- PROBLEM -
Give back the full listing, character for character, with no pictures.

-------- DATASET CONTENT

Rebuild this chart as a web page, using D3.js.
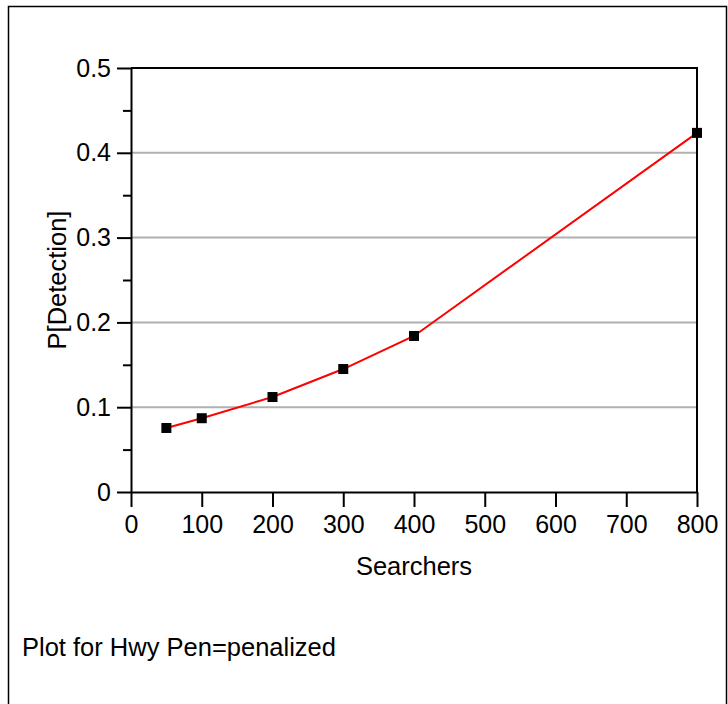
<!DOCTYPE html>
<html>
<head>
<meta charset="utf-8">
<script src="https://cdn.jsdelivr.net/npm/d3@7"></script>
<style>
  body { margin: 0; background: #fff; }
  text { font-family: "Liberation Sans", Arial, sans-serif; fill: #000; }
</style>
</head>
<body>
<div id="chart"></div>
<script>
const searchers = [50, 100, 200, 300, 400, 800];
const detection = [0.0755, 0.087, 0.112, 0.145, 0.184, 0.4235];
const xTicks = [0, 100, 200, 300, 400, 500, 600, 700, 800];
const yTicks = [0, 0.1, 0.2, 0.3, 0.4, 0.5];
const yMinorTicks = [0.05, 0.15, 0.25, 0.35, 0.45];

const width = 728, height = 704;
const margin = { left: 131, right: 31, top: 68, bottom: 212 };

const svg = d3.select("#chart").append("svg")
    .attr("width", width)
    .attr("height", height);

// outer frame
svg.append("rect")
    .attr("x", 8.5).attr("y", 6.5)
    .attr("width", 718).attr("height", 700)
    .attr("fill", "none")
    .attr("stroke", "#000")
    .attr("stroke-width", 1.5);

const x = d3.scaleLinear().domain([0, 800]).range([margin.left, width - margin.right]);
const y = d3.scaleLinear().domain([0, 0.5]).range([height - margin.bottom, margin.top]);

// grid lines
svg.append("g").selectAll("line")
    .data(yTicks.filter(d => d > 0 && d < 0.5))
    .join("line")
    .attr("x1", x(0)).attr("x2", x(800))
    .attr("y1", d => y(d)).attr("y2", d => y(d))
    .attr("stroke", "#b0b0b0")
    .attr("stroke-width", 2);

// top and right border
svg.append("path")
    .attr("d", `M${x(0)},${y(0.5)}H${x(800)}V${y(0)}`)
    .attr("fill", "none")
    .attr("stroke", "#000")
    .attr("stroke-width", 2);

svg.append("g")
    .attr("transform", `translate(0,${y(0)})`)
    .call(d3.axisBottom(x).tickValues(xTicks).tickFormat(d3.format("d")).tickSize(15).tickSizeOuter(0).tickPadding(8));

svg.append("g")
    .attr("transform", `translate(${x(0)},0)`)
    .call(d3.axisLeft(y).tickValues(yTicks).tickFormat(d => d === 0 ? "0" : d3.format(".1f")(d)).tickSize(14).tickSizeOuter(0).tickPadding(6));

svg.append("g")
    .attr("transform", `translate(${x(0)},0)`)
    .call(d3.axisLeft(y).tickValues(yMinorTicks).tickFormat("").tickSize(8).tickSizeOuter(0))
    .call(g => g.select(".domain").remove());

svg.selectAll(".domain, .tick line")
    .attr("stroke", "#000")
    .attr("stroke-width", 2);

svg.selectAll(".tick text")
    .style("font-size", "25px");

// axis titles
svg.append("text")
    .attr("x", (x(0) + x(800)) / 2)
    .attr("y", 575)
    .attr("text-anchor", "middle")
    .style("font-size", "25.5px")
    .text("Searchers");

svg.append("text")
    .attr("transform", `translate(66,${(y(0) + y(0.5)) / 2}) rotate(-90)`)
    .attr("text-anchor", "middle")
    .style("font-size", "25.5px")
    .text("P[Detection]");

svg.append("text")
    .attr("x", 22)
    .attr("y", 656)
    .style("font-size", "25.5px")
    .text("Plot for Hwy Pen=penalized");

// data line
const pts = searchers.map((s, i) => [s, detection[i]]);
svg.append("path")
    .datum(pts)
    .attr("fill", "none")
    .attr("stroke", "#ff0000")
    .attr("stroke-width", 2)
    .attr("d", d3.line().x(d => x(d[0])).y(d => y(d[1])));

svg.append("g").selectAll("rect")
    .data(pts)
    .join("rect")
    .attr("x", d => x(d[0]) - 5)
    .attr("y", d => y(d[1]) - 5)
    .attr("width", 10)
    .attr("height", 10)
    .attr("fill", "#000");
</script>
</body>
</html>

----------------

- COMPLETE OUTPUT -
Rebuild this chart as a web page, using D3.js.
<!DOCTYPE html>
<html>
<head>
<meta charset="utf-8">
<script src="https://cdn.jsdelivr.net/npm/d3@7"></script>
<style>
  body { margin: 0; background: #fff; }
  text { font-family: "Liberation Sans", Arial, sans-serif; fill: #000; }
</style>
</head>
<body>
<div id="chart"></div>
<script>
const searchers = [50, 100, 200, 300, 400, 800];
const detection = [0.0755, 0.087, 0.112, 0.145, 0.184, 0.4235];
const xTicks = [0, 100, 200, 300, 400, 500, 600, 700, 800];
const yTicks = [0, 0.1, 0.2, 0.3, 0.4, 0.5];
const yMinorTicks = [0.05, 0.15, 0.25, 0.35, 0.45];

const width = 728, height = 704;
const margin = { left: 131, right: 31, top: 68, bottom: 212 };

const svg = d3.select("#chart").append("svg")
    .attr("width", width)
    .attr("height", height);

// outer frame
svg.append("rect")
    .attr("x", 8.5).attr("y", 6.5)
    .attr("width", 718).attr("height", 700)
    .attr("fill", "none")
    .attr("stroke", "#000")
    .attr("stroke-width", 1.5);

const x = d3.scaleLinear().domain([0, 800]).range([margin.left, width - margin.right]);
const y = d3.scaleLinear().domain([0, 0.5]).range([height - margin.bottom, margin.top]);

// grid lines
svg.append("g").selectAll("line")
    .data(yTicks.filter(d => d > 0 && d < 0.5))
    .join("line")
    .attr("x1", x(0)).attr("x2", x(800))
    .attr("y1", d => y(d)).attr("y2", d => y(d))
    .attr("stroke", "#b0b0b0")
    .attr("stroke-width", 2);

// top and right border
svg.append("path")
    .attr("d", `M${x(0)},${y(0.5)}H${x(800)}V${y(0)}`)
    .attr("fill", "none")
    .attr("stroke", "#000")
    .attr("stroke-width", 2);

svg.append("g")
    .attr("transform", `translate(0,${y(0)})`)
    .call(d3.axisBottom(x).tickValues(xTicks).tickFormat(d3.format("d")).tickSize(15).tickSizeOuter(0).tickPadding(8));

svg.append("g")
    .attr("transform", `translate(${x(0)},0)`)
    .call(d3.axisLeft(y).tickValues(yTicks).tickFormat(d => d === 0 ? "0" : d3.format(".1f")(d)).tickSize(14).tickSizeOuter(0).tickPadding(6));

svg.append("g")
    .attr("transform", `translate(${x(0)},0)`)
    .call(d3.axisLeft(y).tickValues(yMinorTicks).tickFormat("").tickSize(8).tickSizeOuter(0))
    .call(g => g.select(".domain").remove());

svg.selectAll(".domain, .tick line")
    .attr("stroke", "#000")
    .attr("stroke-width", 2);

svg.selectAll(".tick text")
    .style("font-size", "25px");

// axis titles
svg.append("text")
    .attr("x", (x(0) + x(800)) / 2)
    .attr("y", 575)
    .attr("text-anchor", "middle")
    .style("font-size", "25.5px")
    .text("Searchers");

svg.append("text")
    .attr("transform", `translate(66,${(y(0) + y(0.5)) / 2}) rotate(-90)`)
    .attr("text-anchor", "middle")
    .style("font-size", "25.5px")
    .text("P[Detection]");

svg.append("text")
    .attr("x", 22)
    .attr("y", 656)
    .style("font-size", "25.5px")
    .text("Plot for Hwy Pen=penalized");

// data line
const pts = searchers.map((s, i) => [s, detection[i]]);
svg.append("path")
    .datum(pts)
    .attr("fill", "none")
    .attr("stroke", "#ff0000")
    .attr("stroke-width", 2)
    .attr("d", d3.line().x(d => x(d[0])).y(d => y(d[1])));

svg.append("g").selectAll("rect")
    .data(pts)
    .join("rect")
    .attr("x", d => x(d[0]) - 5)
    .attr("y", d => y(d[1]) - 5)
    .attr("width", 10)
    .attr("height", 10)
    .attr("fill", "#000");
</script>
</body>
</html>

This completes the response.